PROBLEM TO SOLVE:
Will you write out the data exactly, excluding every picture?
● ● ● ● ●
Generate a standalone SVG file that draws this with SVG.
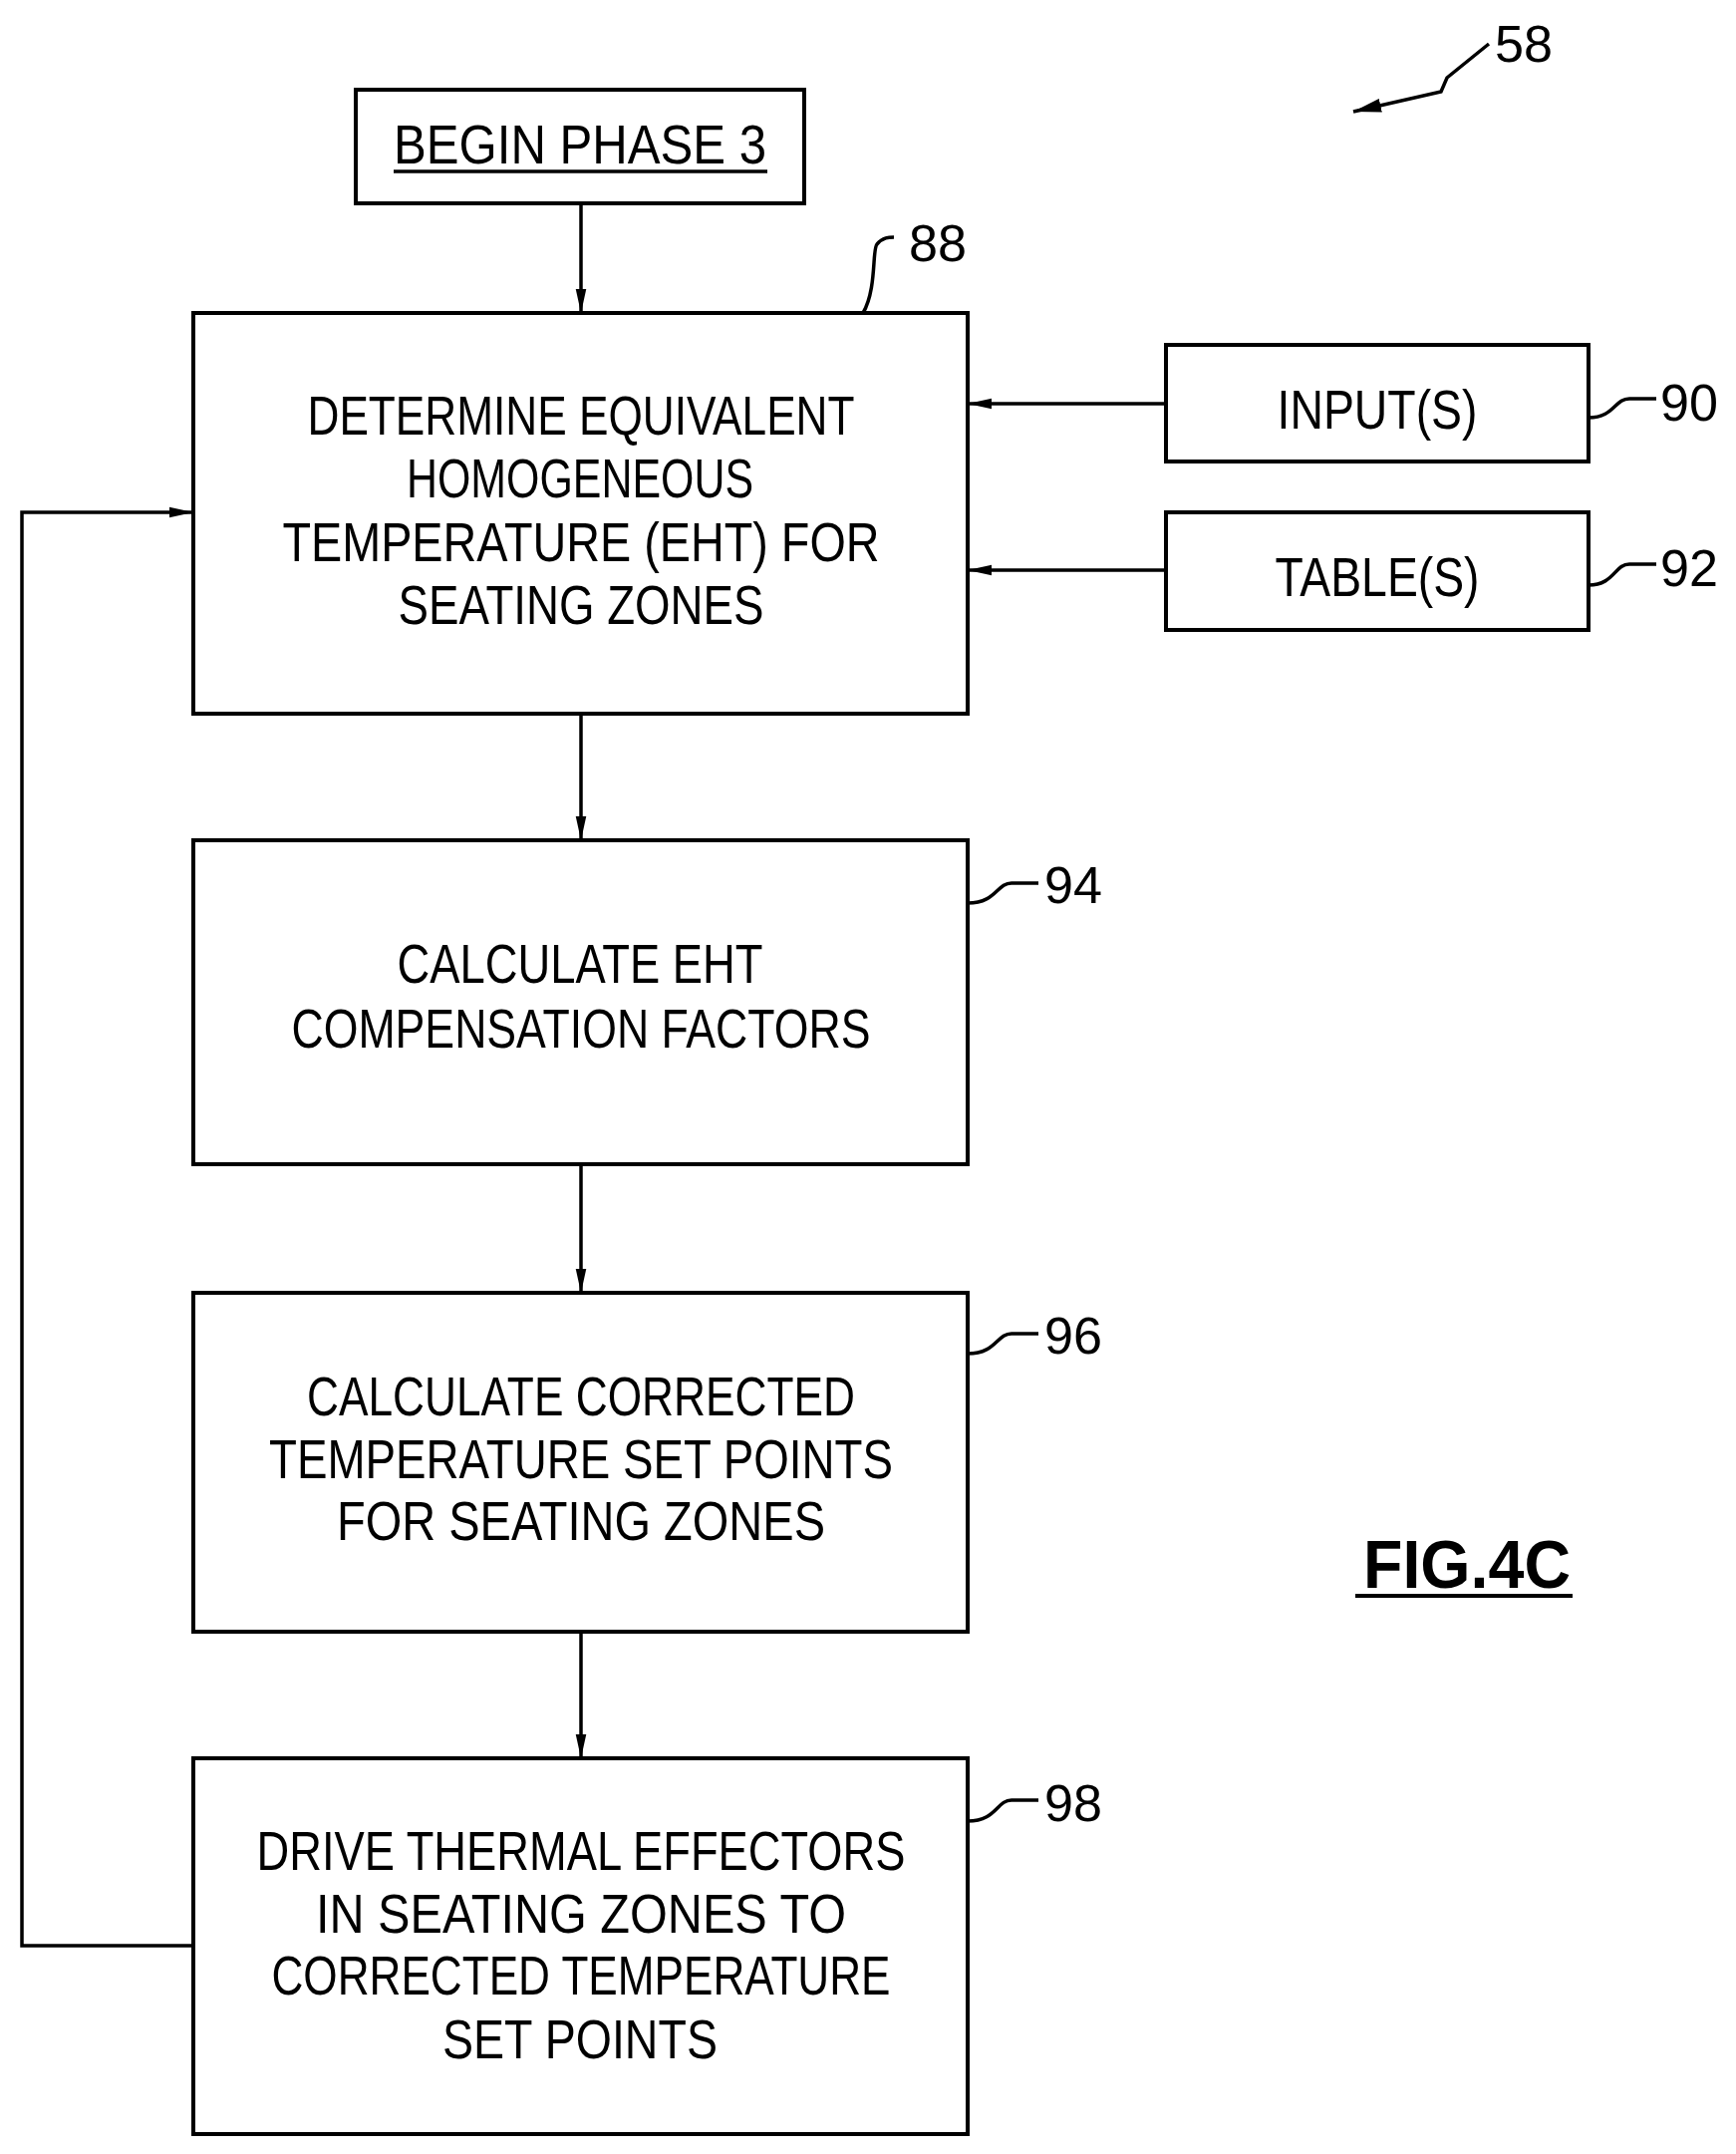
<svg xmlns="http://www.w3.org/2000/svg" width="1742" height="2161" viewBox="0 0 1742 2161">
<style>
.b{fill:none;stroke:#000;stroke-width:4}
.l{fill:none;stroke:#000;stroke-width:3.5}
text{font-family:"Liberation Sans",Arial,sans-serif;font-size:56px;fill:#000;text-anchor:middle}
.n{font-size:52px;text-anchor:start}
</style>
<defs><marker id="a" viewBox="0 0 10 10" refX="10" refY="5" markerWidth="24" markerHeight="24" markerUnits="userSpaceOnUse" orient="auto"><path d="M0,2.8L10,5L0,7.2z" fill="#000"/></marker>
<marker id="a2" viewBox="0 0 10 10" refX="10" refY="5" markerWidth="28" markerHeight="28" markerUnits="userSpaceOnUse" orient="auto"><path d="M0,2.5L10,5L0,7.5z" fill="#000"/></marker></defs>
<rect width="1742" height="2161" fill="#fff"/>
<g id="begin"><rect class="b" x="357" y="90" width="450" height="114"/><text x="582" y="164" textLength="374" lengthAdjust="spacingAndGlyphs">BEGIN  PHASE  3</text><line class="l" x1="395" y1="172" x2="770" y2="172"/></g>
<g id="n88"><rect class="b" x="194" y="314" width="777" height="402"/>
<text x="583" y="436" textLength="549" lengthAdjust="spacingAndGlyphs">DETERMINE  EQUIVALENT</text>
<text x="582" y="499" textLength="348" lengthAdjust="spacingAndGlyphs">HOMOGENEOUS</text>
<text x="583" y="563" textLength="599" lengthAdjust="spacingAndGlyphs">TEMPERATURE  (EHT)  FOR</text>
<text x="583" y="626" textLength="367" lengthAdjust="spacingAndGlyphs">SEATING  ZONES</text>
<path class="l" d="M866,314 C880,290 875,250 880,245 C886,238 892,238 897,238"/><text class="n" x="912" y="262" textLength="58" lengthAdjust="spacingAndGlyphs">88</text></g>
<g id="n90"><rect class="b" x="1170" y="346" width="424" height="117"/><text x="1382" y="430" textLength="201" lengthAdjust="spacingAndGlyphs">INPUT(S)</text>
<path class="l" d="M1594,419 C1620,419 1620,400 1635,400 L1662,400"/><text class="n" x="1666" y="422" textLength="58" lengthAdjust="spacingAndGlyphs">90</text></g>
<g id="n92"><rect class="b" x="1170" y="514" width="424" height="118"/><text x="1382" y="598" textLength="205" lengthAdjust="spacingAndGlyphs">TABLE(S)</text>
<path class="l" d="M1594,587 C1620,587 1620,566 1635,566 L1662,566"/><text class="n" x="1666" y="588" textLength="58" lengthAdjust="spacingAndGlyphs">92</text></g>
<g id="n94"><rect class="b" x="194" y="843" width="777" height="325"/>
<text x="582" y="986" textLength="367" lengthAdjust="spacingAndGlyphs">CALCULATE  EHT</text>
<text x="583" y="1051" textLength="581" lengthAdjust="spacingAndGlyphs">COMPENSATION  FACTORS</text>
<path class="l" d="M971,906 C1000,906 1000,886 1015,886 L1042,886"/><text class="n" x="1048" y="906" textLength="58" lengthAdjust="spacingAndGlyphs">94</text></g>
<g id="n96"><rect class="b" x="194" y="1297" width="777" height="340"/>
<text x="583" y="1420" textLength="550" lengthAdjust="spacingAndGlyphs">CALCULATE  CORRECTED</text>
<text x="583" y="1483" textLength="626" lengthAdjust="spacingAndGlyphs">TEMPERATURE  SET  POINTS</text>
<text x="583" y="1545" textLength="490" lengthAdjust="spacingAndGlyphs">FOR  SEATING  ZONES</text>
<path class="l" d="M971,1358 C1000,1358 1000,1338 1015,1338 L1042,1338"/><text class="n" x="1048" y="1358" textLength="58" lengthAdjust="spacingAndGlyphs">96</text></g>
<g id="n98"><rect class="b" x="194" y="1764" width="777" height="377"/>
<text x="583" y="1876" textLength="651" lengthAdjust="spacingAndGlyphs">DRIVE  THERMAL  EFFECTORS</text>
<text x="583" y="1939" textLength="532" lengthAdjust="spacingAndGlyphs">IN  SEATING  ZONES  TO</text>
<text x="583" y="2001" textLength="621" lengthAdjust="spacingAndGlyphs">CORRECTED  TEMPERATURE</text>
<text x="582" y="2065" textLength="276" lengthAdjust="spacingAndGlyphs">SET  POINTS</text>
<path class="l" d="M971,1827 C1000,1827 1000,1806 1015,1806 L1042,1806"/><text class="n" x="1048" y="1827" textLength="58" lengthAdjust="spacingAndGlyphs">98</text></g>
<g id="fig"><text x="1472" y="1593" style="font-weight:bold;font-size:68px" textLength="208" lengthAdjust="spacingAndGlyphs">FIG.4C</text><line x1="1360" y1="1601" x2="1578" y2="1601" stroke="#000" stroke-width="4"/>
<text class="n" x="1500" y="62" textLength="58" lengthAdjust="spacingAndGlyphs">58</text></g>
<g id="connectors">
<line class="l" x1="583" y1="204" x2="583" y2="314" marker-end="url(#a)"/>
<line class="l" x1="1170" y1="405" x2="971" y2="405" marker-end="url(#a)"/>
<line class="l" x1="1170" y1="572" x2="971" y2="572" marker-end="url(#a)"/>
<line class="l" x1="583" y1="716" x2="583" y2="843" marker-end="url(#a)"/>
<line class="l" x1="583" y1="1168" x2="583" y2="1297" marker-end="url(#a)"/>
<line class="l" x1="583" y1="1637" x2="583" y2="1764" marker-end="url(#a)"/>
<polyline class="l" points="194,1952 22,1952 22,514 194,514" marker-end="url(#a)"/>
<path class="l" d="M1494,44 L1452,78 L1446,92 L1358,112" marker-end="url(#a2)"/>
</g>
</svg>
● ● ● ● ●
WRITTEN SOLUTION:
Generate a standalone SVG file that draws this with SVG.
<svg xmlns="http://www.w3.org/2000/svg" width="1742" height="2161" viewBox="0 0 1742 2161">
<style>
.b{fill:none;stroke:#000;stroke-width:4}
.l{fill:none;stroke:#000;stroke-width:3.5}
text{font-family:"Liberation Sans",Arial,sans-serif;font-size:56px;fill:#000;text-anchor:middle}
.n{font-size:52px;text-anchor:start}
</style>
<defs><marker id="a" viewBox="0 0 10 10" refX="10" refY="5" markerWidth="24" markerHeight="24" markerUnits="userSpaceOnUse" orient="auto"><path d="M0,2.8L10,5L0,7.2z" fill="#000"/></marker>
<marker id="a2" viewBox="0 0 10 10" refX="10" refY="5" markerWidth="28" markerHeight="28" markerUnits="userSpaceOnUse" orient="auto"><path d="M0,2.5L10,5L0,7.5z" fill="#000"/></marker></defs>
<rect width="1742" height="2161" fill="#fff"/>
<g id="begin"><rect class="b" x="357" y="90" width="450" height="114"/><text x="582" y="164" textLength="374" lengthAdjust="spacingAndGlyphs">BEGIN  PHASE  3</text><line class="l" x1="395" y1="172" x2="770" y2="172"/></g>
<g id="n88"><rect class="b" x="194" y="314" width="777" height="402"/>
<text x="583" y="436" textLength="549" lengthAdjust="spacingAndGlyphs">DETERMINE  EQUIVALENT</text>
<text x="582" y="499" textLength="348" lengthAdjust="spacingAndGlyphs">HOMOGENEOUS</text>
<text x="583" y="563" textLength="599" lengthAdjust="spacingAndGlyphs">TEMPERATURE  (EHT)  FOR</text>
<text x="583" y="626" textLength="367" lengthAdjust="spacingAndGlyphs">SEATING  ZONES</text>
<path class="l" d="M866,314 C880,290 875,250 880,245 C886,238 892,238 897,238"/><text class="n" x="912" y="262" textLength="58" lengthAdjust="spacingAndGlyphs">88</text></g>
<g id="n90"><rect class="b" x="1170" y="346" width="424" height="117"/><text x="1382" y="430" textLength="201" lengthAdjust="spacingAndGlyphs">INPUT(S)</text>
<path class="l" d="M1594,419 C1620,419 1620,400 1635,400 L1662,400"/><text class="n" x="1666" y="422" textLength="58" lengthAdjust="spacingAndGlyphs">90</text></g>
<g id="n92"><rect class="b" x="1170" y="514" width="424" height="118"/><text x="1382" y="598" textLength="205" lengthAdjust="spacingAndGlyphs">TABLE(S)</text>
<path class="l" d="M1594,587 C1620,587 1620,566 1635,566 L1662,566"/><text class="n" x="1666" y="588" textLength="58" lengthAdjust="spacingAndGlyphs">92</text></g>
<g id="n94"><rect class="b" x="194" y="843" width="777" height="325"/>
<text x="582" y="986" textLength="367" lengthAdjust="spacingAndGlyphs">CALCULATE  EHT</text>
<text x="583" y="1051" textLength="581" lengthAdjust="spacingAndGlyphs">COMPENSATION  FACTORS</text>
<path class="l" d="M971,906 C1000,906 1000,886 1015,886 L1042,886"/><text class="n" x="1048" y="906" textLength="58" lengthAdjust="spacingAndGlyphs">94</text></g>
<g id="n96"><rect class="b" x="194" y="1297" width="777" height="340"/>
<text x="583" y="1420" textLength="550" lengthAdjust="spacingAndGlyphs">CALCULATE  CORRECTED</text>
<text x="583" y="1483" textLength="626" lengthAdjust="spacingAndGlyphs">TEMPERATURE  SET  POINTS</text>
<text x="583" y="1545" textLength="490" lengthAdjust="spacingAndGlyphs">FOR  SEATING  ZONES</text>
<path class="l" d="M971,1358 C1000,1358 1000,1338 1015,1338 L1042,1338"/><text class="n" x="1048" y="1358" textLength="58" lengthAdjust="spacingAndGlyphs">96</text></g>
<g id="n98"><rect class="b" x="194" y="1764" width="777" height="377"/>
<text x="583" y="1876" textLength="651" lengthAdjust="spacingAndGlyphs">DRIVE  THERMAL  EFFECTORS</text>
<text x="583" y="1939" textLength="532" lengthAdjust="spacingAndGlyphs">IN  SEATING  ZONES  TO</text>
<text x="583" y="2001" textLength="621" lengthAdjust="spacingAndGlyphs">CORRECTED  TEMPERATURE</text>
<text x="582" y="2065" textLength="276" lengthAdjust="spacingAndGlyphs">SET  POINTS</text>
<path class="l" d="M971,1827 C1000,1827 1000,1806 1015,1806 L1042,1806"/><text class="n" x="1048" y="1827" textLength="58" lengthAdjust="spacingAndGlyphs">98</text></g>
<g id="fig"><text x="1472" y="1593" style="font-weight:bold;font-size:68px" textLength="208" lengthAdjust="spacingAndGlyphs">FIG.4C</text><line x1="1360" y1="1601" x2="1578" y2="1601" stroke="#000" stroke-width="4"/>
<text class="n" x="1500" y="62" textLength="58" lengthAdjust="spacingAndGlyphs">58</text></g>
<g id="connectors">
<line class="l" x1="583" y1="204" x2="583" y2="314" marker-end="url(#a)"/>
<line class="l" x1="1170" y1="405" x2="971" y2="405" marker-end="url(#a)"/>
<line class="l" x1="1170" y1="572" x2="971" y2="572" marker-end="url(#a)"/>
<line class="l" x1="583" y1="716" x2="583" y2="843" marker-end="url(#a)"/>
<line class="l" x1="583" y1="1168" x2="583" y2="1297" marker-end="url(#a)"/>
<line class="l" x1="583" y1="1637" x2="583" y2="1764" marker-end="url(#a)"/>
<polyline class="l" points="194,1952 22,1952 22,514 194,514" marker-end="url(#a)"/>
<path class="l" d="M1494,44 L1452,78 L1446,92 L1358,112" marker-end="url(#a2)"/>
</g>
</svg>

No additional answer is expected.